* BEGIN DATA EXCERPT *

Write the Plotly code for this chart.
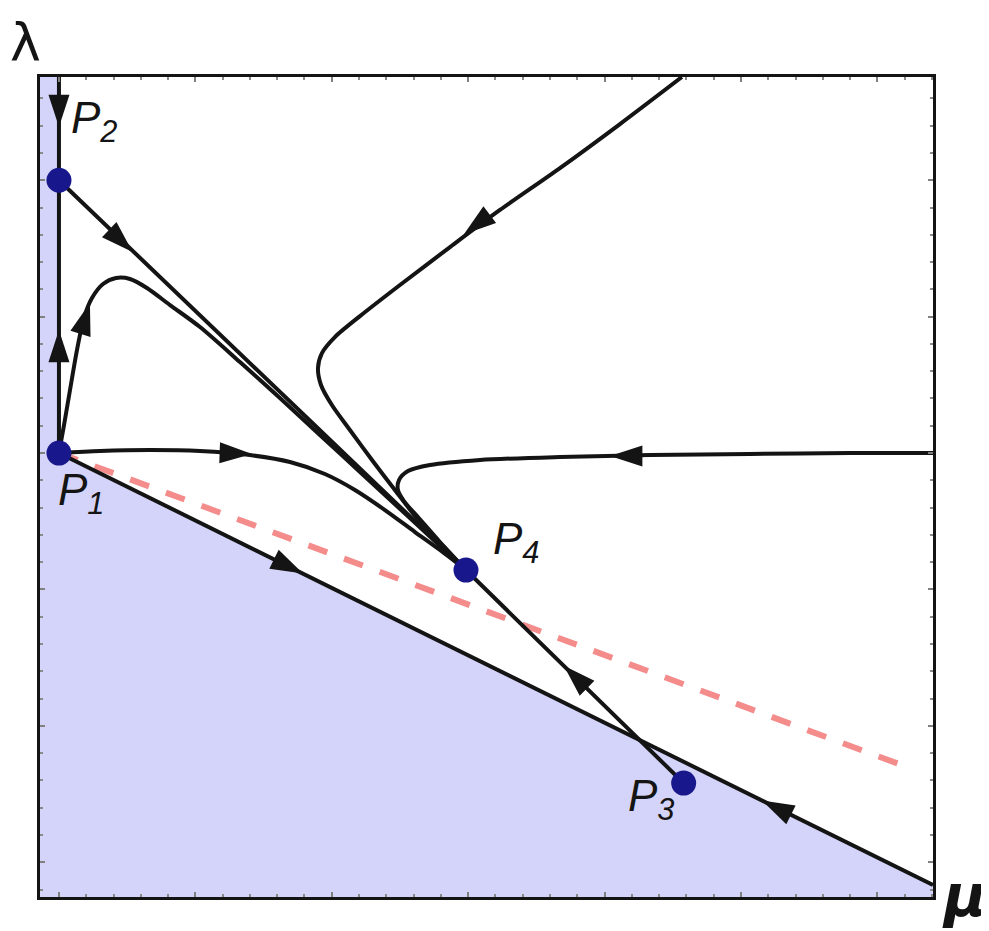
import plotly.graph_objects as go

# ---------------- data (mu, lambda) ----------------
# fixed points
point_mu = [0.0, 0.0, 4.58, 2.984]
point_lam = [0.0, 2.0, -2.42, -0.858]

# shaded (unphysical) region
region_mu = [-0.3, 0.0, 0.0, 6.6, 6.6, -0.3]
region_lam = [2.9, 2.9, 0.0, -3.262, -3.4, -3.4]

# boundary line from P1 to the lower-right corner
boundary_mu = [0.0, 6.408]
boundary_lam = [0.0, -3.167]

# red dashed line
dashed_mu = [0.0, 6.24]
dashed_lam = [0.0, -2.31]

# vertical invariant line mu = 0
vert_mu = [0.0, 0.0]
vert_lam = [2.8, 0.0]

# straight heteroclinic P2 -> P4 <- P3
p2p4p3_mu = [0.0, 2.984, 4.58]
p2p4p3_lam = [2.0, -0.858, -2.42]

# curve leaving P1 upwards, looping to P4
loop_mu = [0.0, 0.037, 0.081, 0.132, 0.183, 0.242, 0.323, 0.418, 0.521, 0.645, 0.814,
           1.034, 1.327, 1.620, 1.913, 2.207, 2.573, 2.984]
loop_lam = [0.0, 0.205, 0.462, 0.755, 0.990, 1.136, 1.239, 1.283, 1.276, 1.210, 1.085,
            0.924, 0.667, 0.403, 0.132, -0.139, -0.477, -0.858]

# curve leaving P1 to the right, ending in P4
right_mu = [0.0, 0.301, 0.667, 1.034, 1.400, 1.694, 1.950, 2.170, 2.390, 2.610, 2.793, 2.984]
right_lam = [0.0, 0.015, 0.022, 0.015, -0.015, -0.066, -0.154, -0.271, -0.418, -0.579, -0.711, -0.858]

# curve coming from the top edge
top_mu = [4.567, 4.113, 3.673, 3.233, 2.867, 2.500, 2.207, 2.023, 1.928, 1.899, 1.921, 2.001,
          2.133, 2.295, 2.463, 2.647, 2.830, 2.984]
top_lam = [2.757, 2.412, 2.089, 1.782, 1.510, 1.232, 1.004, 0.850, 0.733, 0.623, 0.499, 0.352,
           0.169, -0.051, -0.271, -0.506, -0.696, -0.858]

# curve coming from the right edge
side_mu = [6.41, 5.799, 5.066, 4.333, 3.673, 3.087, 2.720, 2.559, 2.493, 2.485, 2.529, 2.632, 2.793, 2.984]
side_lam = [0.0, 0.0, -0.007, -0.015, -0.029, -0.051, -0.088, -0.132, -0.198, -0.271, -0.352,
            -0.469, -0.652, -0.858]

# arrow heads: tip position and direction (deg clockwise from up)
arrow_mu = [0.0, 0.0, 0.227, 0.54, 1.415, 1.789, 5.154, 3.702, 2.969, 4.040]
arrow_lam = [2.39, 0.902, 1.100, 1.474, -0.007, -0.884, -2.548, -1.559, 1.605, -0.022]
arrow_angle = [180, 0, 17, 133.7, 92, 116.3, 296.3, 314.3, 233, 270]

# labels
label_text = ["<i>P<sub>1</sub></i>", "<i>P<sub>2</sub></i>", "<i>P<sub>3</sub></i>", "<i>P<sub>4</sub></i>"]
label_mu = [-0.02, 0.075, 4.155, 3.17]
label_lam = [-0.07, 2.655, -2.32, -0.43]

# ---------------- figure ----------------
BLACK = "#141414"
fig = go.Figure()

fig.add_trace(go.Scatter(x=region_mu, y=region_lam, fill="toself", mode="none",
                         fillcolor="rgb(212,212,250)", hoverinfo="skip"))

fig.add_trace(go.Scatter(x=dashed_mu, y=dashed_lam, mode="lines",
                         line=dict(color="#f48c8c", width=6, dash="20px,18px")))

for xs, ys, shape in [(boundary_mu, boundary_lam, "linear"),
                      (vert_mu, vert_lam, "linear"),
                      (p2p4p3_mu, p2p4p3_lam, "linear"),
                      (loop_mu, loop_lam, "spline"),
                      (right_mu, right_lam, "spline"),
                      (top_mu, top_lam, "spline"),
                      (side_mu, side_lam, "spline")]:
    fig.add_trace(go.Scatter(x=xs, y=ys, mode="lines",
                             line=dict(color=BLACK, width=4, shape=shape, smoothing=0.8)))

fig.add_trace(go.Scatter(x=arrow_mu, y=arrow_lam, mode="markers",
                         marker=dict(symbol="arrow", size=34, angle=arrow_angle,
                                     color=BLACK, line=dict(width=0))))

fig.add_trace(go.Scatter(x=point_mu, y=point_lam, mode="markers",
                         marker=dict(size=25, color="#18188c", line=dict(width=0))))

for t, xm, yl in zip(label_text, label_mu, label_lam):
    fig.add_annotation(x=xm, y=yl, xref="x", yref="y", text=t, showarrow=False,
                       xanchor="left", yanchor="top",
                       font=dict(family="Liberation Sans", size=44, color=BLACK))

fig.add_annotation(x=-0.0157, y=1.0427, xref="paper", yref="paper", text="λ", showarrow=False,
                   xanchor="center", yanchor="middle",
                   font=dict(family="DejaVu Sans", size=52, color=BLACK))
fig.add_annotation(x=1.008, y=0.045, xref="paper", yref="paper", text="<b><i>μ</i></b>", showarrow=False,
                   xanchor="left", yanchor="top",
                   font=dict(family="DejaVu Sans", size=58, color=BLACK))

axis_common = dict(showgrid=False, zeroline=False, showticklabels=False,
                   showline=True, linewidth=3, linecolor=BLACK, mirror="allticks",
                   ticks="inside", ticklen=5, tickwidth=2, tickcolor="#808080",
                   tick0=0, dtick=1,
                   minor=dict(ticks="inside", ticklen=3, tickwidth=2, tickcolor="#8a8a8a", dtick=0.2))

# the page body adds an 8px offset, so the figure is 8px smaller and margins shifted
fig.update_layout(
    width=981, height=923,
    margin=dict(l=32, r=56, t=69, b=34),
    paper_bgcolor="white", plot_bgcolor="white",
    showlegend=False,
    xaxis=dict(range=[-0.139, 6.408], **axis_common),
    yaxis=dict(range=[-3.255, 2.757], **axis_common),
)

fig.write_html("out.html")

* END DATA EXCERPT *

TASK STATEMENT: Write out again exactly the lines from the start of the data above through the line containing "region_lam = [2.9, 2.9, 0.0, -3.262, -3.4, -3.4]", inclusive, excluding any pictures.

RESULT BELOW:
Write the Plotly code for this chart.
import plotly.graph_objects as go

# ---------------- data (mu, lambda) ----------------
# fixed points
point_mu = [0.0, 0.0, 4.58, 2.984]
point_lam = [0.0, 2.0, -2.42, -0.858]

# shaded (unphysical) region
region_mu = [-0.3, 0.0, 0.0, 6.6, 6.6, -0.3]
region_lam = [2.9, 2.9, 0.0, -3.262, -3.4, -3.4]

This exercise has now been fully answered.